**TASK TO COMPLETE**
Omit all images. Write out the rest of the material exactly.
START
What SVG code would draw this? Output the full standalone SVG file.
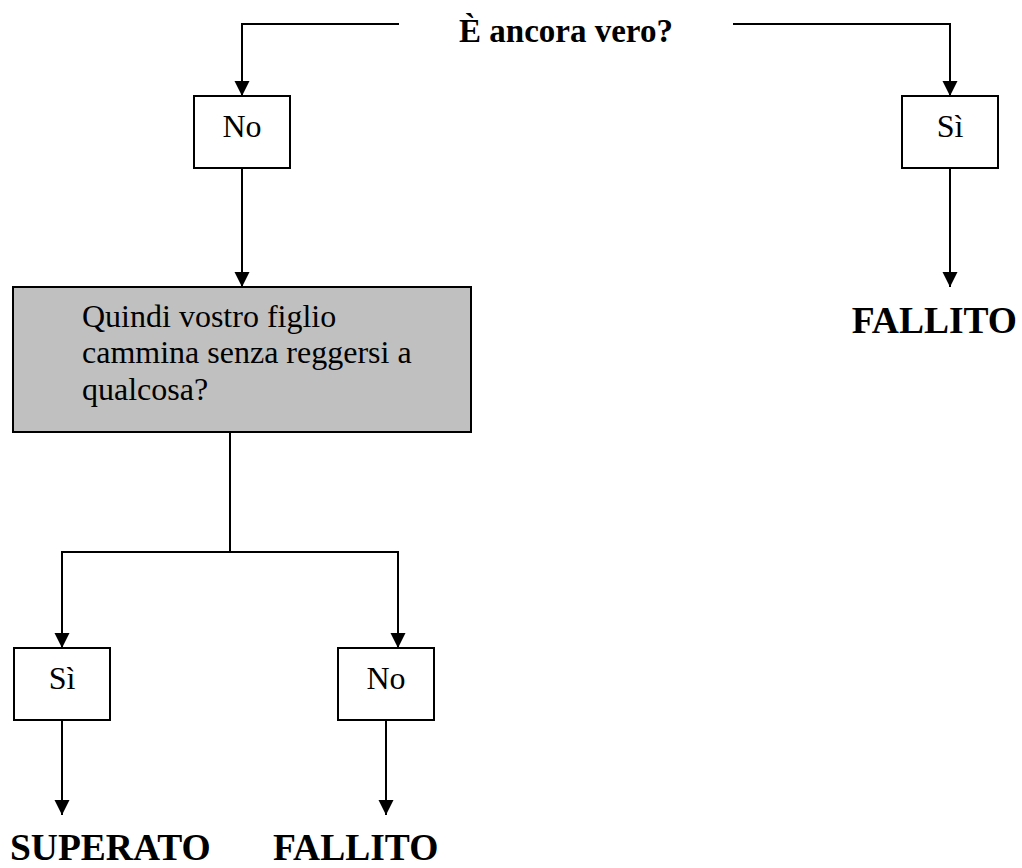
<svg xmlns="http://www.w3.org/2000/svg" width="1022" height="868" viewBox="0 0 1022 868">
<style>
.box{fill:#fff;stroke:#000;stroke-width:2}
.gray{fill:#c0c0c0;stroke:#000;stroke-width:2}
.conn{fill:none;stroke:#000;stroke-width:2}
.lbl{font-family:"Liberation Serif","Times New Roman",serif;font-size:32px;fill:#000}
.big{font-family:"Liberation Serif","Times New Roman",serif;font-size:37.5px;font-weight:bold;fill:#000}
.q{font-family:"Liberation Serif","Times New Roman",serif;font-size:33px;font-weight:bold;fill:#000}
</style>
<defs>
<marker id="ah" markerUnits="userSpaceOnUse" markerWidth="16" markerHeight="16" refX="15" refY="7.5" orient="auto">
<path d="M0,0 L15,7.5 L0,15 z" fill="#000"/>
</marker>
</defs>
<g id="question">
<text class="q" x="566" y="42" text-anchor="middle">È ancora vero?</text>
</g>
<g id="connectors">
<path class="conn" d="M399,24 H242 V96" marker-end="url(#ah)"/>
<path class="conn" d="M733,24 H950 V96" marker-end="url(#ah)"/>
<path class="conn" d="M242,168 V287" marker-end="url(#ah)"/>
<path class="conn" d="M950,168 V287" marker-end="url(#ah)"/>
<path class="conn" d="M230,432 V552"/>
<path class="conn" d="M230,552 H62 V648" marker-end="url(#ah)"/>
<path class="conn" d="M230,552 H398 V648" marker-end="url(#ah)"/>
<path class="conn" d="M62,720 V815" marker-end="url(#ah)"/>
<path class="conn" d="M386,720 V815" marker-end="url(#ah)"/>
</g>
<g id="no-top">
<rect class="box" x="194" y="96" width="96" height="72"/>
<text class="lbl" x="242" y="137" text-anchor="middle">No</text>
</g>
<g id="si-top">
<rect class="box" x="902" y="96" width="96" height="72"/>
<text class="lbl" x="950" y="137" text-anchor="middle">Sì</text>
</g>
<g id="fallito-top">
<text class="big" x="1017" y="333" text-anchor="end">FALLITO</text>
</g>
<g id="domanda">
<rect class="gray" x="13" y="287" width="458" height="145"/>
<text class="lbl" x="82" y="327">Quindi vostro figlio</text>
<text class="lbl" x="82" y="363">cammina senza reggersi a</text>
<text class="lbl" x="82" y="400">qualcosa?</text>
</g>
<g id="si-bottom">
<rect class="box" x="14" y="648" width="96" height="72"/>
<text class="lbl" x="62" y="689" text-anchor="middle">Sì</text>
</g>
<g id="no-bottom">
<rect class="box" x="338" y="648" width="96" height="72"/>
<text class="lbl" x="386" y="689" text-anchor="middle">No</text>
</g>
<g id="superato">
<text class="big" x="10" y="860">SUPERATO</text>
</g>
<g id="fallito-bottom">
<text class="big" x="273" y="860">FALLITO</text>
</g>
</svg>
END
**SOLUTION**
What SVG code would draw this? Output the full standalone SVG file.
<svg xmlns="http://www.w3.org/2000/svg" width="1022" height="868" viewBox="0 0 1022 868">
<style>
.box{fill:#fff;stroke:#000;stroke-width:2}
.gray{fill:#c0c0c0;stroke:#000;stroke-width:2}
.conn{fill:none;stroke:#000;stroke-width:2}
.lbl{font-family:"Liberation Serif","Times New Roman",serif;font-size:32px;fill:#000}
.big{font-family:"Liberation Serif","Times New Roman",serif;font-size:37.5px;font-weight:bold;fill:#000}
.q{font-family:"Liberation Serif","Times New Roman",serif;font-size:33px;font-weight:bold;fill:#000}
</style>
<defs>
<marker id="ah" markerUnits="userSpaceOnUse" markerWidth="16" markerHeight="16" refX="15" refY="7.5" orient="auto">
<path d="M0,0 L15,7.5 L0,15 z" fill="#000"/>
</marker>
</defs>
<g id="question">
<text class="q" x="566" y="42" text-anchor="middle">È ancora vero?</text>
</g>
<g id="connectors">
<path class="conn" d="M399,24 H242 V96" marker-end="url(#ah)"/>
<path class="conn" d="M733,24 H950 V96" marker-end="url(#ah)"/>
<path class="conn" d="M242,168 V287" marker-end="url(#ah)"/>
<path class="conn" d="M950,168 V287" marker-end="url(#ah)"/>
<path class="conn" d="M230,432 V552"/>
<path class="conn" d="M230,552 H62 V648" marker-end="url(#ah)"/>
<path class="conn" d="M230,552 H398 V648" marker-end="url(#ah)"/>
<path class="conn" d="M62,720 V815" marker-end="url(#ah)"/>
<path class="conn" d="M386,720 V815" marker-end="url(#ah)"/>
</g>
<g id="no-top">
<rect class="box" x="194" y="96" width="96" height="72"/>
<text class="lbl" x="242" y="137" text-anchor="middle">No</text>
</g>
<g id="si-top">
<rect class="box" x="902" y="96" width="96" height="72"/>
<text class="lbl" x="950" y="137" text-anchor="middle">Sì</text>
</g>
<g id="fallito-top">
<text class="big" x="1017" y="333" text-anchor="end">FALLITO</text>
</g>
<g id="domanda">
<rect class="gray" x="13" y="287" width="458" height="145"/>
<text class="lbl" x="82" y="327">Quindi vostro figlio</text>
<text class="lbl" x="82" y="363">cammina senza reggersi a</text>
<text class="lbl" x="82" y="400">qualcosa?</text>
</g>
<g id="si-bottom">
<rect class="box" x="14" y="648" width="96" height="72"/>
<text class="lbl" x="62" y="689" text-anchor="middle">Sì</text>
</g>
<g id="no-bottom">
<rect class="box" x="338" y="648" width="96" height="72"/>
<text class="lbl" x="386" y="689" text-anchor="middle">No</text>
</g>
<g id="superato">
<text class="big" x="10" y="860">SUPERATO</text>
</g>
<g id="fallito-bottom">
<text class="big" x="273" y="860">FALLITO</text>
</g>
</svg>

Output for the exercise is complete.